After Dayton’s collaboration with Jennings and Cash, it wasn’t long before he found himself on the radar of another big name. Rob Zombie had gotten Dayton’s number from a friend and called him with an offer Dayton couldn’t refuse.

“He said, ‘Hey, man. We’re making the ultimate white trash horror movie, and we think your music would be perfect,’” Dayton said, laughing. “It’s kind of like somebody peeing on your leg and shaking your hand.”

Despite any perceived slight, Zombie needed the right fit for his 2005 film, The Devil’s Rejects. The two also worked on a few other movies together, culminating in Dayton’s appearance as Captain Clegg in Zombie’s take on Halloween 2.

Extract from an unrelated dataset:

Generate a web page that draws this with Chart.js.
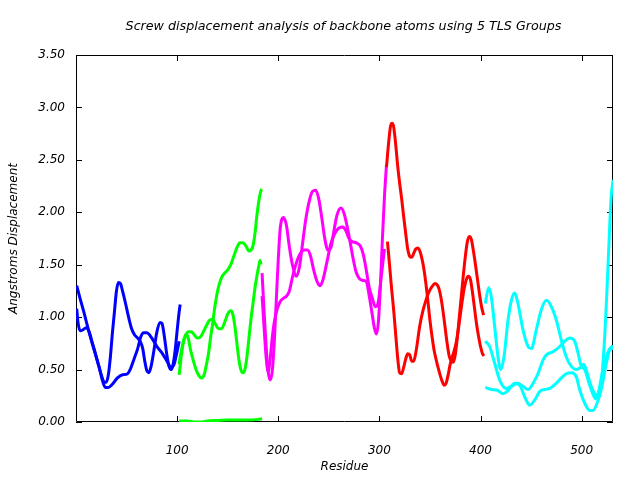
<!DOCTYPE html>
<html><head><meta charset="utf-8">
<script src="https://cdn.jsdelivr.net/npm/chart.js@4.4.1/dist/chart.umd.min.js"></script>
<style>html,body{margin:0;padding:0;background:#fff}canvas{display:block}</style>
</head><body>
<canvas id="c" width="640" height="480"></canvas>
<script>
const chartTitle = 'Screw displacement analysis of backbone atoms using 5 TLS Groups';
const xTitle = 'Residue';
const yTitle = 'Angstroms Displacement';
const xTickValues = [100, 200, 300, 400, 500];
const yTickValues = [0, 0.5, 1, 1.5, 2, 2.5, 3, 3.5];

// Group 1 (blue)
const blue1Res = [0.7,4,8,12,16,20,23,26,29,32,36,41,46,51,54,57,61,64,67,70,75,80,85,90,94,97,99,101,102];
const blue1Val = [1.30,1.18,1.04,0.89,0.75,0.62,0.52,0.40,0.33,0.33,0.36,0.42,0.45,0.46,0.51,0.59,0.70,0.81,0.85,0.85,0.80,0.72,0.66,0.58,0.52,0.55,0.63,0.72,0.77];
const blue2Res = [0.7,2,4,7,10,13,16,19,22,25,28,30,32,34,36,38,40,42,44,46,49,52,55,58,61,64,66,68,70,72,74,77,80,83,85,87,90,92,94,96,98,100,102,103];
const blue2Val = [1.08,0.95,0.87,0.88,0.90,0.86,0.76,0.66,0.55,0.45,0.38,0.38,0.45,0.62,0.85,1.05,1.25,1.33,1.32,1.25,1.13,1.00,0.89,0.83,0.80,0.76,0.70,0.58,0.49,0.47,0.52,0.68,0.86,0.95,0.94,0.84,0.63,0.53,0.50,0.55,0.68,0.87,1.05,1.12];

// Group 2 (green)
const green1Res = [102,104,106,108,111,114,117,120,123,126,129,132,135,138,141,144,147,150,153,155,157,159,161,163,165,167,169,171,173,175,177,179,181,182,183];
const green1Val = [0.45,0.62,0.75,0.81,0.86,0.86,0.83,0.80,0.81,0.86,0.92,0.97,0.98,0.93,0.89,0.89,0.95,1.03,1.06,1.03,0.92,0.76,0.60,0.50,0.47,0.50,0.62,0.80,0.98,1.13,1.28,1.40,1.50,1.54,1.50];
const green2Res = [102,103,105,107,109,111,113,115,118,121,124,127,129,131,133,135,137,139,141,144,147,150,153,156,159,162,165,168,171,173,175,177,179,181,183,184];
const green2Val = [0.55,0.62,0.72,0.80,0.84,0.80,0.70,0.62,0.52,0.45,0.42,0.46,0.55,0.65,0.80,0.93,1.08,1.20,1.29,1.38,1.42,1.45,1.50,1.58,1.66,1.71,1.71,1.68,1.63,1.64,1.68,1.80,1.98,2.12,2.21,2.22];
const green3Res = [102,110,118,124,130,140,150,160,170,180,184];
const green3Val = [0.01,0.01,0.0,0.0,0.01,0.015,0.02,0.02,0.02,0.025,0.03];

// Group 3 (magenta)
const magenta1Res = [184,186,188,190,192,194,196,198,200,202,205,208,211,214,218,221,224,227,231,234,237,240,243,246,249,252,255,258,262,265,268,271,274,277,280,284,287,290,293,295,297,299,301,303,305,307];
const magenta1Val = [1.42,1.05,0.72,0.48,0.40,0.48,0.75,1.15,1.55,1.85,1.95,1.88,1.67,1.50,1.39,1.48,1.70,1.92,2.12,2.20,2.21,2.13,1.95,1.75,1.64,1.66,1.82,1.97,2.04,1.99,1.87,1.72,1.56,1.43,1.37,1.35,1.34,1.20,1.02,0.90,0.84,0.95,1.30,1.75,2.15,2.45];
const magenta2Res = [184,186,188,190,192,194,196,199,202,205,208,211,214,218,222,226,229,232,235,238,241,244,248,252,256,260,264,267,270,273,277,281,284,287,290,293,296,299,302,305];
const magenta2Val = [1.20,0.90,0.62,0.48,0.60,0.80,0.95,1.08,1.15,1.18,1.20,1.25,1.38,1.52,1.61,1.64,1.64,1.58,1.45,1.35,1.30,1.35,1.52,1.70,1.80,1.85,1.86,1.82,1.75,1.72,1.71,1.68,1.60,1.45,1.28,1.18,1.10,1.15,1.40,1.65];

// Group 4 (red)
const red1Res = [307,309,311,312.5,314,316,318,320,322,324,326,328,330,332,334,336,338,340,342,344,346,348,350,352,354,356,358,360,362,364,366,368,370,372,374,376,378,380,382,384,386,388,390,392,394,396,398,400,402,403.5];
const red1Val = [2.43,2.65,2.82,2.85,2.82,2.66,2.45,2.28,2.13,1.96,1.80,1.65,1.58,1.57,1.61,1.65,1.66,1.63,1.56,1.46,1.32,1.15,0.97,0.82,0.69,0.60,0.52,0.45,0.39,0.35,0.37,0.45,0.55,0.62,0.68,0.76,0.88,1.02,1.16,1.28,1.36,1.39,1.36,1.24,1.09,0.94,0.82,0.72,0.65,0.63];
const red2Res = [308,310,312,314,316,318,320,322,324,326,328,330,332,334,336,340,343,346,349,352,355,357,359,361,363,365,367,369,371,373,375,377,379,381,383,385,387,389,391,393,395,397,399,401,403];
const red2Val = [1.72,1.50,1.28,1.08,0.85,0.62,0.47,0.46,0.52,0.60,0.65,0.64,0.58,0.58,0.66,0.92,1.06,1.16,1.24,1.29,1.32,1.31,1.27,1.18,1.05,0.90,0.75,0.63,0.58,0.57,0.64,0.80,1.00,1.20,1.40,1.58,1.72,1.77,1.74,1.63,1.50,1.36,1.22,1.10,1.02];

// Group 5 (cyan)
const cyan1Res = [404.7,408,410.7,414,417.3,420,423.2,427.2,430.5,433.8,437,442,447,450.2,455.2,460.1,465.1,470,475,479.9,484.8,489.8,494.7,499,502,505,509,513,516,519,521,523,525,527,529,531];
const cyan1Val = [1.13,1.28,1.19,0.91,0.62,0.50,0.62,0.97,1.16,1.23,1.13,0.88,0.72,0.70,0.88,1.07,1.16,1.10,0.97,0.78,0.62,0.53,0.50,0.52,0.55,0.48,0.35,0.27,0.26,0.34,0.55,0.85,1.25,1.70,2.12,2.31];
const cyan2Res = [404.7,409,414,419,425.5,430.5,437,442,447,452,456.8,461.8,465.1,471.7,478.3,483.2,488.2,493.1,496.4,499.7,503,507,511,514,517,520,524,528,531];
const cyan2Val = [0.77,0.72,0.56,0.40,0.32,0.34,0.37,0.34,0.31,0.37,0.46,0.59,0.64,0.67,0.72,0.77,0.80,0.77,0.66,0.53,0.50,0.38,0.27,0.22,0.30,0.45,0.60,0.70,0.70];
const cyan3Res = [404.7,410.7,417.3,422.2,427.2,433.8,438.8,443.7,448.6,453.6,458.5,463.5,468.4,475,479.9,484.8,489.8,494.7,498,503,508,511.2,514.5,519.4,524.4,527.7,531];
const cyan3Val = [0.33,0.31,0.30,0.27,0.30,0.37,0.35,0.24,0.16,0.21,0.29,0.31,0.32,0.37,0.42,0.46,0.47,0.43,0.31,0.18,0.11,0.11,0.16,0.31,0.56,0.69,0.73];

const curves = [
  [blue1Res, blue1Val, '#0000ff'], [blue2Res, blue2Val, '#0000ff'],
  [green1Res, green1Val, '#00ff00'], [green2Res, green2Val, '#00ff00'], [green3Res, green3Val, '#00ff00'],
  [magenta1Res, magenta1Val, '#ff00ff'], [magenta2Res, magenta2Val, '#ff00ff'],
  [red1Res, red1Val, '#ff0000'], [red2Res, red2Val, '#ff0000'],
  [cyan1Res, cyan1Val, '#00ffff'], [cyan2Res, cyan2Val, '#00ffff'], [cyan3Res, cyan3Val, '#00ffff']
];

const datasets = curves.map(([r, v, c], i) => ({
  data: r.map((x, k) => ({x: x, y: v[k]})),
  borderColor: c,
  backgroundColor: c,
  borderWidth: 3,
  pointRadius: 0,
  fill: false,
  cubicInterpolationMode: 'monotone',
  order: curves.length - i
}));

const fontFam = "'DejaVu Sans', sans-serif";
const italicFont = {family: fontFam, size: 12, style: 'italic', weight: 'normal'};

const frame = {
  id: 'frame',
  beforeDatasetsDraw(chart) {
    const {ctx, chartArea: a, scales} = chart;
    ctx.save();
    ctx.strokeStyle = '#000';
    ctx.lineWidth = 1;
    ctx.beginPath();
    ctx.rect(a.left + 0.5, a.top + 0.5, a.right - a.left - 1, a.bottom - a.top - 1);
    ctx.stroke();
    const L = 6;
    ctx.beginPath();
    xTickValues.forEach(v => {
      const px = Math.round(scales.x.getPixelForValue(v)) + 0.5;
      ctx.moveTo(px, a.bottom); ctx.lineTo(px, a.bottom - L);
      ctx.moveTo(px, a.top); ctx.lineTo(px, a.top + L);
    });
    yTickValues.forEach(v => {
      const py = Math.round(scales.y.getPixelForValue(v)) + 0.5;
      ctx.moveTo(a.left, py); ctx.lineTo(a.left + L, py);
      ctx.moveTo(a.right, py); ctx.lineTo(a.right - L, py);
    });
    ctx.stroke();
    ctx.restore();
  },
  afterDraw(chart) {
    const {ctx, chartArea: a} = chart;
    ctx.save();
    ctx.fillStyle = '#000';
    ctx.font = "italic 12.7px 'DejaVu Sans', sans-serif";
    ctx.textAlign = 'center';
    ctx.textBaseline = 'middle';
    ctx.fillText(chartTitle, (a.left + a.right) / 2 - 1, 27);
    ctx.restore();
  }
};

new Chart(document.getElementById('c'), {
  type: 'line',
  data: {datasets},
  plugins: [frame],
  options: {
    responsive: false,
    animation: false,
    events: [],
    layout: {padding: {left: 0, right: 27, top: 55, bottom: 0}},
    plugins: {
      legend: {display: false},
      tooltip: {enabled: false},
      title: {display: false}
    },
    scales: {
      x: {
        type: 'linear', min: 0, max: 531,
        grid: {display: false, drawTicks: false},
        border: {display: false},
        afterBuildTicks(s) { s.ticks = xTickValues.map(v => ({value: v})); },
        ticks: {
          color: '#000', font: italicFont, padding: 22, maxRotation: 0, autoSkip: false,
          callback: v => String(v)
        },
        title: {display: true, text: xTitle, color: '#000', font: italicFont, padding: {top: 0, bottom: 6}},
        afterFit(s) { s.height = 58; }
      },
      y: {
        type: 'linear', min: 0, max: 3.5,
        grid: {display: false, drawTicks: false},
        border: {display: false},
        afterBuildTicks(s) { s.ticks = yTickValues.map(v => ({value: v})); },
        ticks: {
          color: '#000', font: italicFont, padding: 11, autoSkip: false,
          callback: v => Number(v).toFixed(2)
        },
        title: {display: true, text: yTitle, color: '#000', font: italicFont, padding: {top: 7, bottom: 0}},
        afterFit(s) { s.width = 76; }
      }
    }
  }
});
</script>
</body></html>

“You have to be your own philanthropist,” Dayton says, pointing out that even Cash made a few Taco Bell commercials.

Since his exposure to the world of film, Dayton says, he has been able to self-sustain his never-ending solo tour. He’s spent the past four years on the road and recorded his upcoming album, The Outsider, during that time. After years of playing behind the scenes or as replacement talent for bands like X, Dayton says this year has been the best since he struck out on his own.

“We played the Viper Room in L.A. four years ago, and there was 23 people there, and we played there Sunday night in L.A. at The Echo, and there was almost 600 people there. It was packed," Dayton says. "It makes me feel really good, man. It makes me humble."

Dayton’s latest show is Saturday at the Kessler, and his album will be available in June. He’ll be opening for fellow Austin-based musician Ian Moore this weekend and says he still has his hands in the movie industry. He’s already directed one film, 2013’s Zombex with Malcolm McDowell.

“It kind of feels like in the last six to nine months, everything’s just kind of changed," he says. "A lot more people are showing up to the shows, they’re singing the words. For me to be doing as well as I’m doing now with the kind of music that I’m playing is the biggest coup ever for the music business.”